= Given problem =
Write out the entire listing below exactly as it appears, minus any pictures.

========

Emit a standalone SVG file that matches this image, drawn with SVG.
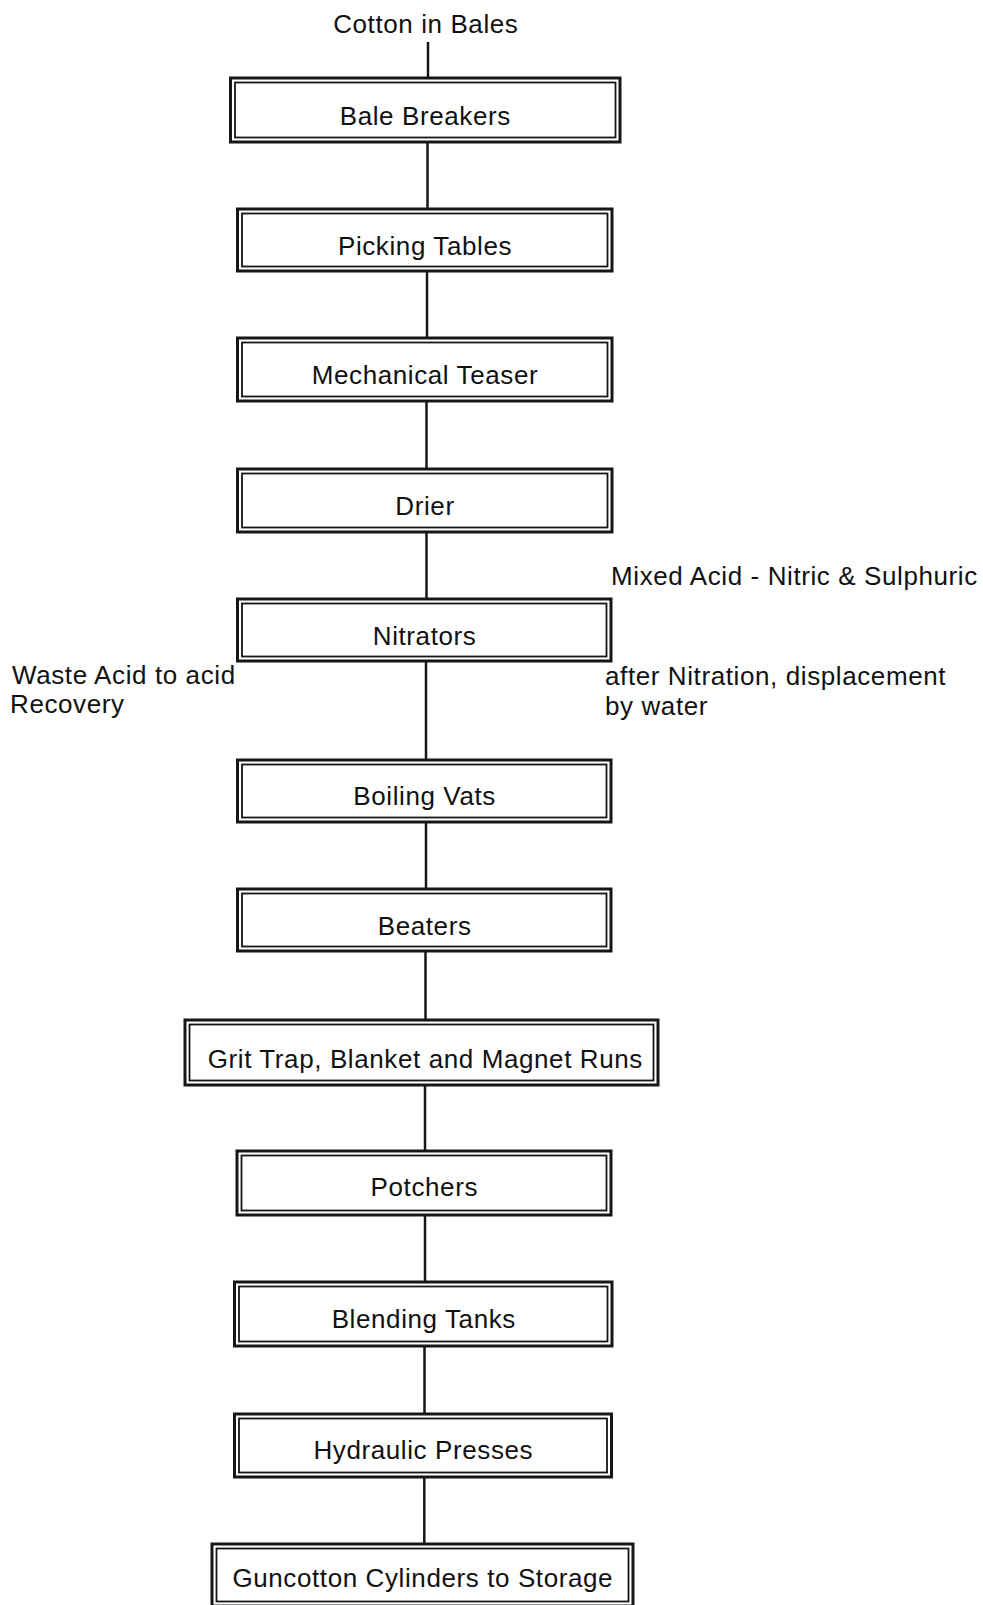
<svg xmlns="http://www.w3.org/2000/svg" width="983" height="1605" viewBox="0 0 983 1605">
<style>
.o{fill:#fff;stroke:#161616;stroke-width:3}
.i{fill:none;stroke:#161616;stroke-width:1.8}
.t{font-family:"Liberation Sans",Arial,sans-serif;font-size:26px;letter-spacing:0.6px;fill:#111;text-anchor:middle}
.l{font-family:"Liberation Sans",Arial,sans-serif;font-size:26px;letter-spacing:0.6px;fill:#111}
.c{stroke:#161616;stroke-width:2.5;fill:none}
</style>
<rect width="983" height="1605" fill="#fff"/>
<g id="connectors">
<line class="c" x1="428" y1="42" x2="428" y2="78"/>
<line class="c" x1="427.5" y1="142" x2="427.5" y2="209"/>
<line class="c" x1="427" y1="271" x2="427" y2="338"/>
<line class="c" x1="426.5" y1="401" x2="426.5" y2="469"/>
<line class="c" x1="426.5" y1="532" x2="426.5" y2="599"/>
<line class="c" x1="426" y1="661" x2="426" y2="760"/>
<line class="c" x1="426" y1="822" x2="426" y2="889"/>
<line class="c" x1="425.5" y1="951" x2="425.5" y2="1020"/>
<line class="c" x1="425" y1="1085" x2="425" y2="1151"/>
<line class="c" x1="425" y1="1215" x2="425" y2="1282"/>
<line class="c" x1="424.5" y1="1346" x2="424.5" y2="1414"/>
<line class="c" x1="424.3" y1="1477" x2="424.3" y2="1544"/>
</g>
<g id="input">
<text class="t" x="425.8" y="33">Cotton in Bales</text>
</g>
<g id="bale-breakers">
<rect class="o" x="230.5" y="78" width="389.5" height="64"/>
<rect class="i" x="235" y="82.5" width="380.5" height="55"/>
<text class="t" x="425.3" y="125">Bale Breakers</text>
</g>
<g id="picking-tables">
<rect class="o" x="237.5" y="209" width="374.5" height="62"/>
<rect class="i" x="242" y="213.5" width="365.5" height="53"/>
<text class="t" x="425" y="255">Picking Tables</text>
</g>
<g id="mechanical-teaser">
<rect class="o" x="237.5" y="338" width="374.5" height="63"/>
<rect class="i" x="242" y="342.5" width="365.5" height="54"/>
<text class="t" x="425" y="384">Mechanical Teaser</text>
</g>
<g id="drier">
<rect class="o" x="237.5" y="469" width="374.5" height="63"/>
<rect class="i" x="242" y="473.5" width="365.5" height="54"/>
<text class="t" x="425" y="515">Drier</text>
</g>
<g id="nitrators">
<rect class="o" x="237.5" y="599" width="373.5" height="62"/>
<rect class="i" x="242" y="603.5" width="364.5" height="53"/>
<text class="t" x="424.6" y="645">Nitrators</text>
</g>
<g id="mixed-acid">
<text class="l" x="611" y="585">Mixed Acid - Nitric &amp; Sulphuric</text>
</g>
<g id="waste-acid">
<text class="l" x="12" y="684">Waste Acid to acid</text>
<text class="l" x="10" y="713">Recovery</text>
</g>
<g id="displacement">
<text class="l" x="605" y="685">after Nitration, displacement</text>
<text class="l" x="605" y="715">by water</text>
</g>
<g id="boiling-vats">
<rect class="o" x="237.5" y="760" width="373.5" height="62"/>
<rect class="i" x="242" y="764.5" width="364.5" height="53"/>
<text class="t" x="424.6" y="805">Boiling Vats</text>
</g>
<g id="beaters">
<rect class="o" x="237.5" y="889" width="373.5" height="62"/>
<rect class="i" x="242" y="893.5" width="364.5" height="53"/>
<text class="t" x="424.6" y="935">Beaters</text>
</g>
<g id="grit-trap">
<rect class="o" x="185" y="1020" width="473" height="65"/>
<rect class="i" x="189.5" y="1024.5" width="464" height="56"/>
<text class="t" x="425.3" y="1068">Grit Trap, Blanket and Magnet Runs</text>
</g>
<g id="potchers">
<rect class="o" x="237" y="1151" width="374" height="64"/>
<rect class="i" x="241.5" y="1155.5" width="365" height="55"/>
<text class="t" x="424.3" y="1196">Potchers</text>
</g>
<g id="blending-tanks">
<rect class="o" x="234.5" y="1282" width="377.5" height="64"/>
<rect class="i" x="239" y="1286.5" width="368.5" height="55"/>
<text class="t" x="423.8" y="1328">Blending Tanks</text>
</g>
<g id="hydraulic-presses">
<rect class="o" x="234.5" y="1414" width="377" height="63"/>
<rect class="i" x="239" y="1418.5" width="368" height="54"/>
<text class="t" x="423.3" y="1459">Hydraulic Presses</text>
</g>
<g id="guncotton">
<rect class="o" x="212" y="1544" width="421" height="62"/>
<rect class="i" x="216.5" y="1548.5" width="412" height="53"/>
<text class="t" x="422.8" y="1587">Guncotton Cylinders to Storage</text>
</g>
</svg>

========

= Correct answer =
Emit a standalone SVG file that matches this image, drawn with SVG.
<svg xmlns="http://www.w3.org/2000/svg" width="983" height="1605" viewBox="0 0 983 1605">
<style>
.o{fill:#fff;stroke:#161616;stroke-width:3}
.i{fill:none;stroke:#161616;stroke-width:1.8}
.t{font-family:"Liberation Sans",Arial,sans-serif;font-size:26px;letter-spacing:0.6px;fill:#111;text-anchor:middle}
.l{font-family:"Liberation Sans",Arial,sans-serif;font-size:26px;letter-spacing:0.6px;fill:#111}
.c{stroke:#161616;stroke-width:2.5;fill:none}
</style>
<rect width="983" height="1605" fill="#fff"/>
<g id="connectors">
<line class="c" x1="428" y1="42" x2="428" y2="78"/>
<line class="c" x1="427.5" y1="142" x2="427.5" y2="209"/>
<line class="c" x1="427" y1="271" x2="427" y2="338"/>
<line class="c" x1="426.5" y1="401" x2="426.5" y2="469"/>
<line class="c" x1="426.5" y1="532" x2="426.5" y2="599"/>
<line class="c" x1="426" y1="661" x2="426" y2="760"/>
<line class="c" x1="426" y1="822" x2="426" y2="889"/>
<line class="c" x1="425.5" y1="951" x2="425.5" y2="1020"/>
<line class="c" x1="425" y1="1085" x2="425" y2="1151"/>
<line class="c" x1="425" y1="1215" x2="425" y2="1282"/>
<line class="c" x1="424.5" y1="1346" x2="424.5" y2="1414"/>
<line class="c" x1="424.3" y1="1477" x2="424.3" y2="1544"/>
</g>
<g id="input">
<text class="t" x="425.8" y="33">Cotton in Bales</text>
</g>
<g id="bale-breakers">
<rect class="o" x="230.5" y="78" width="389.5" height="64"/>
<rect class="i" x="235" y="82.5" width="380.5" height="55"/>
<text class="t" x="425.3" y="125">Bale Breakers</text>
</g>
<g id="picking-tables">
<rect class="o" x="237.5" y="209" width="374.5" height="62"/>
<rect class="i" x="242" y="213.5" width="365.5" height="53"/>
<text class="t" x="425" y="255">Picking Tables</text>
</g>
<g id="mechanical-teaser">
<rect class="o" x="237.5" y="338" width="374.5" height="63"/>
<rect class="i" x="242" y="342.5" width="365.5" height="54"/>
<text class="t" x="425" y="384">Mechanical Teaser</text>
</g>
<g id="drier">
<rect class="o" x="237.5" y="469" width="374.5" height="63"/>
<rect class="i" x="242" y="473.5" width="365.5" height="54"/>
<text class="t" x="425" y="515">Drier</text>
</g>
<g id="nitrators">
<rect class="o" x="237.5" y="599" width="373.5" height="62"/>
<rect class="i" x="242" y="603.5" width="364.5" height="53"/>
<text class="t" x="424.6" y="645">Nitrators</text>
</g>
<g id="mixed-acid">
<text class="l" x="611" y="585">Mixed Acid - Nitric &amp; Sulphuric</text>
</g>
<g id="waste-acid">
<text class="l" x="12" y="684">Waste Acid to acid</text>
<text class="l" x="10" y="713">Recovery</text>
</g>
<g id="displacement">
<text class="l" x="605" y="685">after Nitration, displacement</text>
<text class="l" x="605" y="715">by water</text>
</g>
<g id="boiling-vats">
<rect class="o" x="237.5" y="760" width="373.5" height="62"/>
<rect class="i" x="242" y="764.5" width="364.5" height="53"/>
<text class="t" x="424.6" y="805">Boiling Vats</text>
</g>
<g id="beaters">
<rect class="o" x="237.5" y="889" width="373.5" height="62"/>
<rect class="i" x="242" y="893.5" width="364.5" height="53"/>
<text class="t" x="424.6" y="935">Beaters</text>
</g>
<g id="grit-trap">
<rect class="o" x="185" y="1020" width="473" height="65"/>
<rect class="i" x="189.5" y="1024.5" width="464" height="56"/>
<text class="t" x="425.3" y="1068">Grit Trap, Blanket and Magnet Runs</text>
</g>
<g id="potchers">
<rect class="o" x="237" y="1151" width="374" height="64"/>
<rect class="i" x="241.5" y="1155.5" width="365" height="55"/>
<text class="t" x="424.3" y="1196">Potchers</text>
</g>
<g id="blending-tanks">
<rect class="o" x="234.5" y="1282" width="377.5" height="64"/>
<rect class="i" x="239" y="1286.5" width="368.5" height="55"/>
<text class="t" x="423.8" y="1328">Blending Tanks</text>
</g>
<g id="hydraulic-presses">
<rect class="o" x="234.5" y="1414" width="377" height="63"/>
<rect class="i" x="239" y="1418.5" width="368" height="54"/>
<text class="t" x="423.3" y="1459">Hydraulic Presses</text>
</g>
<g id="guncotton">
<rect class="o" x="212" y="1544" width="421" height="62"/>
<rect class="i" x="216.5" y="1548.5" width="412" height="53"/>
<text class="t" x="422.8" y="1587">Guncotton Cylinders to Storage</text>
</g>
</svg>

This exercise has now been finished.